Mo stays, for now

STEVE SIMMONS -- Sun Media

, Last Updated: 11:52 AM ET

Paul Maurice is not on the verge of being fired as coach of the Maple Leafs. At least not yet.

Interim general manager Cliff Fletcher confirmed yesterday that he will not make the call on Maurice's future, that he will leave that decision to the incoming general manager, assuming the hiring of his successor will be accomplished in due course.

"All the coaches are under contract for another year," Fletcher said in a wide- ranging interview yesterday. "We're not going to do anything now. Because you don't know what the (incoming) manager thinks of any of the coaching staff so you want him to be able to make that call."
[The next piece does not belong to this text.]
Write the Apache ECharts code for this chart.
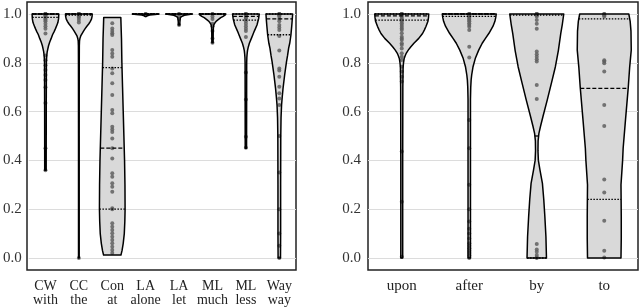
<!DOCTYPE html>
<html><head><meta charset="utf-8">
<script src="https://cdn.jsdelivr.net/npm/echarts@6/dist/echarts.min.js"></script>
<style>html,body{margin:0;padding:0;background:#fff}#c{width:640px;height:308px}</style>
</head><body><div id="c"></div>
<script>
// ---------- DATA ----------
const leftCategories = ['CW\nwith', 'CC\nthe', 'Con\nat', 'LA\nalone', 'LA\nlet', 'ML\nmuch', 'ML\nless', 'Way\nway'];
const rightCategories = ['upon', 'after', 'by', 'to'];

// violin density profiles: [value, relative density]
const profileCW = [[1.0,1],[0.98,0.98],[0.965,0.93],[0.955,0.86],[0.94,0.75],[0.927,0.64],[0.915,0.53],[0.9,0.43],[0.885,0.32],[0.87,0.23],[0.855,0.17],[0.845,0.13],[0.83,0.1],[0.815,0.08],[0.8,0.07],[0.6,0.06],[0.36,0.055]];
const profileCC = [[1.0,1],[0.99,0.99],[0.98,0.95],[0.97,0.86],[0.96,0.75],[0.95,0.6],[0.94,0.47],[0.93,0.35],[0.92,0.24],[0.91,0.14],[0.9,0.08],[0.89,0.05],[0.87,0.035],[0.8,0.03],[0.5,0.025],[0.0,0.025]];
const profileCon = [[0.986,0.64],[0.95,0.66],[0.9,0.69],[0.8,0.72],[0.7,0.77],[0.6,0.82],[0.5,0.87],[0.4,0.92],[0.3,0.95],[0.2,0.96],[0.15,0.94],[0.1,0.9],[0.06,0.82],[0.03,0.73],[0.012,0.65]];
const profileLAalone = [[1.0,1],[0.998,0.7],[0.996,0.3],[0.993,0.12],[0.99,0.05]];
const profileLAlet = [[1.0,1],[0.998,0.75],[0.995,0.4],[0.99,0.18],[0.985,0.1],[0.975,0.07],[0.955,0.05]];
const profileMLmuch = [[1.0,1],[0.995,0.93],[0.99,0.8],[0.985,0.62],[0.98,0.5],[0.975,0.38],[0.97,0.28],[0.965,0.2],[0.96,0.14],[0.955,0.1],[0.945,0.07],[0.93,0.055],[0.9,0.05],[0.882,0.045]];
const profileMLless = [[1.0,1],[0.98,0.95],[0.955,0.83],[0.93,0.63],[0.915,0.52],[0.9,0.41],[0.88,0.26],[0.865,0.18],[0.85,0.12],[0.835,0.09],[0.82,0.07],[0.8,0.06],[0.6,0.055],[0.45,0.05]];
const profileWay = [[1.0,1],[0.97,0.96],[0.95,0.93],[0.914,0.87],[0.88,0.78],[0.86,0.7],[0.83,0.62],[0.805,0.54],[0.75,0.4],[0.695,0.28],[0.66,0.22],[0.627,0.17],[0.574,0.13],[0.5,0.11],[0.3,0.1],[0.1,0.1],[0.0,0.09]];

const profileUpon = [[1.0,1],[0.985,0.99],[0.97,0.97],[0.95,0.9],[0.935,0.84],[0.92,0.77],[0.9,0.63],[0.88,0.45],[0.865,0.33],[0.852,0.24],[0.84,0.17],[0.83,0.13],[0.818,0.09],[0.8,0.065],[0.78,0.05],[0.7,0.04],[0.4,0.035],[0.0,0.035]];
const profileAfter = [[1.0,1],[0.985,0.98],[0.97,0.95],[0.95,0.88],[0.921,0.73],[0.9,0.6],[0.88,0.48],[0.852,0.35],[0.82,0.23],[0.784,0.14],[0.75,0.09],[0.73,0.07],[0.7,0.055],[0.65,0.045],[0.5,0.045],[0.0,0.045]];
const profileBy = [[1.0,1],[0.96,0.95],[0.921,0.89],[0.85,0.8],[0.784,0.69],[0.72,0.55],[0.648,0.39],[0.58,0.23],[0.54,0.14],[0.511,0.08],[0.48,0.05],[0.44,0.045],[0.4,0.06],[0.36,0.12],[0.306,0.21],[0.24,0.26],[0.17,0.3],[0.087,0.34],[0.0,0.36]];
const profileTo = [[1.0,0.91],[0.97,0.96],[0.93,0.99],[0.852,1.0],[0.78,0.94],[0.7,0.89],[0.57,0.79],[0.45,0.7],[0.4,0.68],[0.3,0.62],[0.17,0.63],[0.08,0.63],[0.0,0.62]];

// quartiles: [Q1, median, Q3]
const quartilesCW = [0.986, 1.0, 1.0];
const quartilesCC = [0.995, 1.0, 1.0];
const quartilesCon = [0.2, 0.45, 0.78];
const quartilesLAalone = [1.0, 1.0, 1.0];
const quartilesLAlet = [1.0, 1.0, 1.0];
const quartilesMLmuch = [1.0, 1.0, 1.0];
const quartilesMLless = [0.975, 0.99, 1.0];
const quartilesWay = [0.915, 0.98, 1.0];
const quartilesUpon = [0.975, 0.992, 1.0];
const quartilesAfter = [0.99, 1.0, 1.0];
const quartilesBy = [0.0, 0.5, 0.996];
const quartilesTo = [0.24, 0.695, 0.98];

// individual observations
const pointsCW = [1,1,1,1,1,0.995,0.99,0.985,0.98,0.975,0.97,0.96,0.95,0.94,0.92,0.83,0.81,0.79,0.77,0.75,0.73,0.7,0.635,0.45,0.36];
const pointsCC = [1,1,1,1,0.995,0.99,0.985,0.975,0.965,0.0];
const pointsCon = [0.962,0.941,0.93,0.921,0.914,0.852,0.838,0.825,0.777,0.757,0.716,0.668,0.607,0.593,0.538,0.527,0.516,0.49,0.45,0.408,0.347,0.333,0.306,0.292,0.272,0.204,0.2,0.142,0.128,0.115,0.101,0.087,0.074,0.06,0.046,0.033,0.02];
const pointsLAalone = [1,1,0.998,0.995];
const pointsLAlet = [1,1,0.99,0.98,0.955];
const pointsMLmuch = [1,1,0.99,0.98,0.96,0.95,0.93,0.9,0.882];
const pointsMLless = [1,1,1,0.995,0.99,0.985,0.98,0.97,0.96,0.95,0.94,0.93,0.906,0.76,0.65,0.497,0.452];
const pointsWay = [1,1,1,0.995,0.99,0.98,0.97,0.955,0.945,0.934,0.91,0.85,0.777,0.768,0.743,0.702,0.675,0.654,0.627,0.5,0.35,0.2,0.1,0.05,0.0];
const pointsUpon = [1,1,1,0.996,0.989,0.982,0.975,0.969,0.962,0.955,0.948,0.941,0.934,0.921,0.907,0.9,0.893,0.88,0.873,0.859,0.839,0.825,0.811,0.784,0.764,0.743,0.723,0.436,0.231,0.005];
const pointsAfter = [1,1,1,0.995,0.99,0.985,0.98,0.975,0.97,0.962,0.955,0.948,0.934,0.866,0.822,0.566,0.45,0.3,0.2,0.15,0.12,0.1,0.08,0.06,0.05,0.04,0.03,0.02,0.01,0.0];
const pointsBy = [1,1,1,0.995,0.99,0.975,0.96,0.94,0.846,0.835,0.825,0.815,0.805,0.709,0.652,0.057,0.035,0.026,0.012,0.003,0.0];
const pointsTo = [1,1,0.995,0.99,0.81,0.805,0.798,0.764,0.627,0.541,0.322,0.268,0.153,0.03,0.002];

const leftProfiles = [profileCW, profileCC, profileCon, profileLAalone, profileLAlet, profileMLmuch, profileMLless, profileWay];
const leftQuartiles = [quartilesCW, quartilesCC, quartilesCon, quartilesLAalone, quartilesLAlet, quartilesMLmuch, quartilesMLless, quartilesWay];
const leftPoints = [pointsCW, pointsCC, pointsCon, pointsLAalone, pointsLAlet, pointsMLmuch, pointsMLless, pointsWay];
const rightProfiles = [profileUpon, profileAfter, profileBy, profileTo];
const rightQuartiles = [quartilesUpon, quartilesAfter, quartilesBy, quartilesTo];
const rightPoints = [pointsUpon, pointsAfter, pointsBy, pointsTo];

// ---------- RENDER ----------
const FONT = '"Liberation Serif", "DejaVu Serif", serif';
const MAXW = 0.8;

function widthAt(prof, q) {
  if (q >= prof[0][0]) return prof[0][1];
  for (let k = 0; k < prof.length - 1; k++) {
    const a = prof[k], b = prof[k + 1];
    if (q <= a[0] && q >= b[0]) {
      const t = (a[0] - q) / (a[0] - b[0] || 1);
      return a[1] + (b[1] - a[1]) * t;
    }
  }
  return prof[prof.length - 1][1];
}

function violinPoints(prof, cat, api) {
  const band = api.size([1, 0])[0];
  const half = band * MAXW / 2;
  const right = [], left = [];
  prof.forEach(function (pv) {
    const p = api.coord([cat, pv[0]]);
    right.push([p[0] + pv[1] * half, p[1]]);
    left.push([p[0] - pv[1] * half, p[1]]);
  });
  return { pts: right.concat(left.reverse()), half: half };
}

function makeFill(profiles) {
  return function (params, api) {
    const v = violinPoints(profiles[params.dataIndex], api.value(0), api);
    return { type: 'polygon', shape: { points: v.pts }, style: { fill: '#d9d9d9', stroke: null } };
  };
}

function makeOutline(profiles, quartiles) {
  return function (params, api) {
    const i = params.dataIndex;
    const cat = api.value(0);
    const prof = profiles[i];
    const v = violinPoints(prof, cat, api);
    const children = [{
      type: 'polygon', shape: { points: v.pts },
      style: { fill: null, stroke: '#000', lineWidth: 1.5, lineJoin: 'round' }
    }];
    quartiles[i].forEach(function (q, k) {
      const p = api.coord([cat, q]);
      const w = widthAt(prof, q) * v.half;
      children.push({
        type: 'line',
        shape: { x1: p[0] - w, y1: p[1], x2: p[0] + w, y2: p[1] },
        style: { stroke: '#000', lineWidth: 1.3, lineDash: k === 1 ? [4, 2] : [1.5, 1.5] }
      });
    });
    return { type: 'group', children: children };
  };
}

function pointData(list) {
  const out = [];
  list.forEach(function (arr, i) { arr.forEach(function (v) { out.push([i, v]); }); });
  return out;
}

const yAxisBase = function (gi) {
  return {
    type: 'value', gridIndex: gi, min: 0, max: 1, interval: 0.2,
    axisLine: { show: false }, axisTick: { show: false },
    axisLabel: { formatter: function (v) { return v.toFixed(1); }, margin: 7, color: '#333', fontFamily: FONT, fontSize: 15 },
    splitLine: { show: true, lineStyle: { color: '#dcdcdc', width: 1 } }
  };
};

const chart = echarts.init(document.getElementById('c'), null, { renderer: 'canvas' });
const catData = function (cats) { return cats.map(function (c, i) { return [i, 1]; }); };
chart.setOption({
  animation: false,
  backgroundColor: '#fff',
  grid: [
    { left: 27, top: 2, width: 269, height: 268, show: true, borderColor: '#222', borderWidth: 1.5, backgroundColor: 'transparent' },
    { left: 368, top: 2, width: 270, height: 268, show: true, borderColor: '#222', borderWidth: 1.5, backgroundColor: 'transparent' },
    { left: 27, top: 14, width: 269, height: 244 },
    { left: 368, top: 14, width: 270, height: 244 }
  ],
  xAxis: [
    { type: 'value', gridIndex: 0, show: false },
    { type: 'value', gridIndex: 1, show: false },
    { type: 'category', gridIndex: 2, data: leftCategories, boundaryGap: true,
      axisLine: { show: false }, axisTick: { show: false }, splitLine: { show: false },
      axisLabel: { margin: 21, color: '#222', fontFamily: FONT, fontSize: 14, lineHeight: 14, interval: 0 } },
    { type: 'category', gridIndex: 3, data: rightCategories, boundaryGap: true,
      axisLine: { show: false }, axisTick: { show: false }, splitLine: { show: false },
      axisLabel: { margin: 21, color: '#222', fontFamily: FONT, fontSize: 15, interval: 0 } }
  ],
  yAxis: [
    { type: 'value', gridIndex: 0, show: false },
    { type: 'value', gridIndex: 1, show: false },
    yAxisBase(2),
    yAxisBase(3)
  ],
  series: [
    { type: 'custom', xAxisIndex: 2, yAxisIndex: 2, renderItem: makeFill(leftProfiles), data: catData(leftCategories), z: 2, silent: true },
    { type: 'custom', xAxisIndex: 3, yAxisIndex: 3, renderItem: makeFill(rightProfiles), data: catData(rightCategories), z: 2, silent: true },
    { type: 'scatter', xAxisIndex: 2, yAxisIndex: 2, data: pointData(leftPoints), symbolSize: 4,
      itemStyle: { color: '#5f5f5f', opacity: 0.85 }, z: 3, silent: true },
    { type: 'scatter', xAxisIndex: 3, yAxisIndex: 3, data: pointData(rightPoints), symbolSize: 4,
      itemStyle: { color: '#5f5f5f', opacity: 0.85 }, z: 3, silent: true },
    { type: 'custom', xAxisIndex: 2, yAxisIndex: 2, renderItem: makeOutline(leftProfiles, leftQuartiles), data: catData(leftCategories), z: 4, silent: true },
    { type: 'custom', xAxisIndex: 3, yAxisIndex: 3, renderItem: makeOutline(rightProfiles, rightQuartiles), data: catData(rightCategories), z: 4, silent: true }
  ]
});
</script>
</body></html>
The status quo with the coaching staff -- after the Leafs finished out of the playoffs for the third straight year, and finished near the bottom of the NHL in goals against and penalty killing (areas a coach can impact) -- has no bearing on the roster or personnel changes Fletcher hopes to accomplish between now and the beginning of July.

"For us to become a better hockey team, we need at least a half dozen changes, if not more," Fletcher said. "Whether or not you can accomplish that in one off-season, I don't know.

"We need to substantially change the makeup of our team. All of this takes time. You have to make one move before you make your second. You can't get ahead of yourself.

"I can assure you of one thing, we are very cognizant of the fact of how this team has performed and how it's totally unacceptable. That's going to change, believe me."

To date, Fletcher has talked a better game than he has managed. Part of it was the no-trade roadblocks he was forced to deal with. Part of it was method of attacking those roadblocks. Either way, not a whole lot has been done since he replaced John Ferguson as GM.

But that doesn't mean he doesn't have all kinds of plans. If you go back to Fletcher's first term of employment with the Leafs, within a year of being on the job, he hired Pat Burns to coach, traded for Doug Gilmour and completely altered the culture of his hockey club. He was impatient then; he is impatient now.

But with salary-cap issues, a weak free-agency class, a lack of prospects, too many bad contracts, and a roster of players that have been over-exposed and over-analyzed, the challenge is far greater than anything he has faced before.

Yet it must be done. Without emotion. Without sentimentality. And in this, without regard to what Maple Leaf Sports and Entertainment must pay to rid itself of terrible contracts.

Fletcher wasn't outside the Maple Leafs dressing room as his players came out yesterday, one by one, talking hockey nonsense. The same things they said last year after missing the playoffs. The same things they said the year before that. But he been around this team long enough to know he doesn't want to hear that blather anymore.

About what a great bunch of guys are here. About what great leadership this team has. About how much they love playing in Toronto and are honoured to be Maple Leafs. About how they don't want to go anywhere.

Everybody, if you ask them, is part of the solution, not the problem, and hopes to be back.

"I know exactly how I'd like to see this team look come opening day in October," Fletcher said. "It's one thing to know that. It's another to accomplish that. It requires patience and there are so many other market factors.

"I'll be honest, this is going to be a slow, difficult process. We do have some good young players who have some upside and we do have a goaltender. But we have a long, long way to go. A long way."

A little luck tonight in the draft lottery is a good place to start. After that, Fletcher needs to find homes for Bryan McCabe, Darcy Tucker, maybe Pavel Kubina, Kyle Wellwood, Jason Blake (if that's possible), Mark Bell, Andrew Raycroft, to name a few. That's his starting point.

"I expect the trade market to be a little more active this year because the quality of free agents isn't anywhere near where it was a year ago," Fletcher said. "We start from there. Then we'll see what happens."